NATO'nun Yeni Stratejik Konsepti
NATO'nun doğuşundan itibaren, askeri stratejiler ve doktrinler sürekli olarak evrildi ve değişime uğradı. İlk stratejik konsept, saldırıları caydırmaya odaklanırken, sonraki dönemlerde konvansiyonel kuvvetlere ağırlık verilmesi ve daha sonra kitlesel karşılık stratejisine geçilmesi gibi farklı yaklaşımlar benimsendi. Soğuk Savaş boyunca, NATO'nun resmi doktrini sürekli olarak ayarlandı ve esneklik kazandı.
Ancak, sadece askeri tehditlerle sınırlı kalmadı. NATO'nun Soğuk Savaş sonrası dönemdeki genişlemesi, örgütün rolünü ve etki alanını daha da genişletti. Yeni üyelerin katılımıyla, örgütün sınırları genişledi ve güvenlik anlayışı değişti.
NATO'nun Rolü: Uluslararası Barış ve Güvenliğe Katkıları
NATO'nun evrimi sadece askeri boyutta değil, aynı zamanda siyasi ve stratejik açılardan da gerçekleşti. Örgüt, yeni tehditlerle başa çıkmak için esneklik ve uyum sağladı ve bu da 11 Eylül saldırıları sonrasında Afganistan'a yapılan operasyonlar gibi pratik adımlarla ortaya çıktı.

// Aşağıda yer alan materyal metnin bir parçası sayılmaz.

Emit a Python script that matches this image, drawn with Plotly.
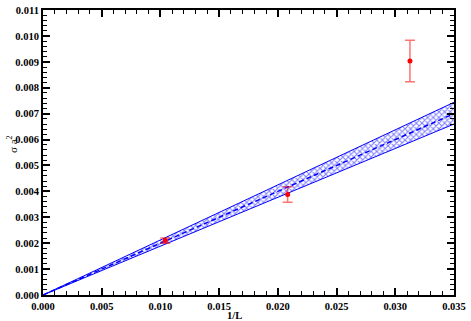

Bugün, NATO'nun rolü hala tartışılıyor ve örgüt, uluslararası güvenlik ortamına uyum sağlamak için sürekli olarak kendisini yeniliyor ve adapte ediyor. Sivil ve askeri yapılarıyla, ittifak, üyelerin güvenliğini sağlamak ve barışı korumak için çalışmaya devam ediyor.